1. The Cairo Trilogy by Egyptian (Nobel-prize winning) author Naguib Mahfouz.
2. In Search of Walid Masoud by the Palestinian author Jabra Ibrahim Jabra.
3. Honor by the great Egyptian writer Sonallah Ibrahim.
4. War in the Egyptian Homeland by the Egyptian Yousef Al-Qaeed
5. Men in the Sun by the Palestinian author Ghassan Kanafani
6. The Secret Life of Saeed the Pessoptimist by Palestinian Emile Habibi
7. The Desolate Time by Syrian author Haidar Haidar
8. Rama and the Dragon by the Egyptian Edward al Kharrat
9. Thus Spoke Abu Huraira by the Tunisian author Mahmoud Messadi
10. Beirut Nightmares by Syrian author Ghada Samman

About Naguib Mahfouz's The Cairo Trilogy:

Naguib Mahfouz's magnificent epic trilogy of colonial Egypt appears here in one volume for the first time. The Nobel Prize—winning writer's masterwork is the engrossing story of a Muslim family in Cairo during Britain's occupation of Egypt in the early decades of the twentieth century.

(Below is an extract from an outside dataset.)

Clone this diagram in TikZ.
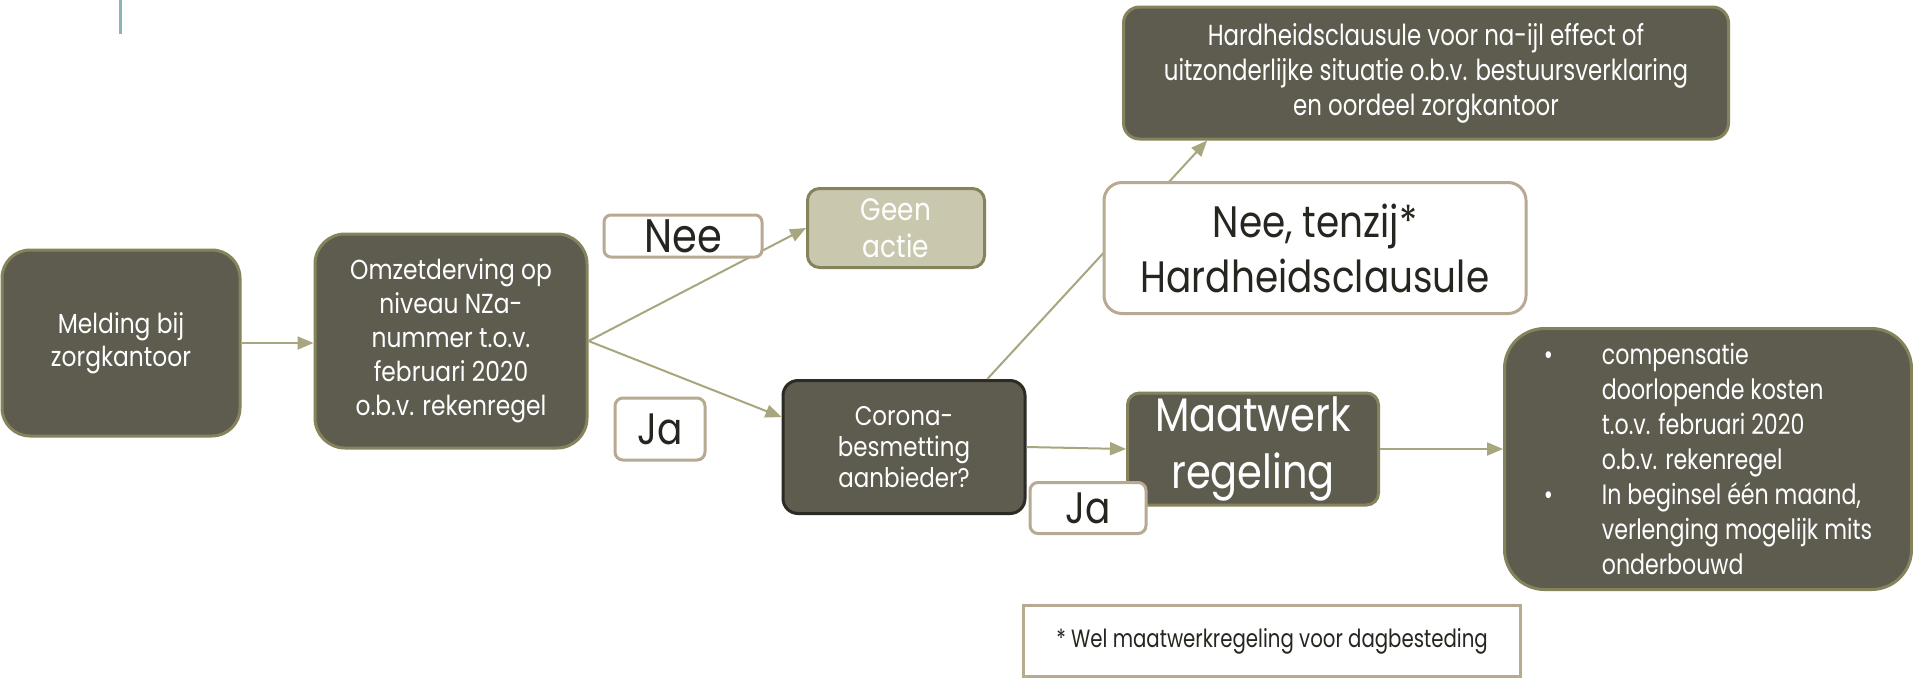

The novels of The Cairo Trilogy trace three generations of the family of tyrannical patriarch Al-Sayyid Ahmad Abd al-Jawad, who rules his household with a strict hand while living a secret life of self-indulgence. Palace Walk introduces us to his gentle, oppressed wife, Amina, his cloistered daughters, Aisha and Khadija, and his three sons–the tragic and idealistic Fahmy, the dissolute hedonist Yasin, and the soul-searching intellectual Kamal. Al-Sayyid Ahmad's rebellious children struggle to move beyond his domination in Palace of Desire, as the world around them opens to the currents of modernity and political and domestic turmoil brought by the 1920s. Sugar Street brings Mahfouz's vivid tapestry of an evolving Egypt to a dramatic climax as the aging patriarch sees one grandson become a Communist, one a Muslim fundamentalist, and one the lover of a powerful politician.

Throughout the trilogy, the family's trials mirror those of their turbulent country during the years spanning the two World Wars, as change comes to a society that has resisted it for centuries. Filled with compelling drama, earthy humor, and remarkable insight, The Cairo Trilogy is the achievement of a master storyteller.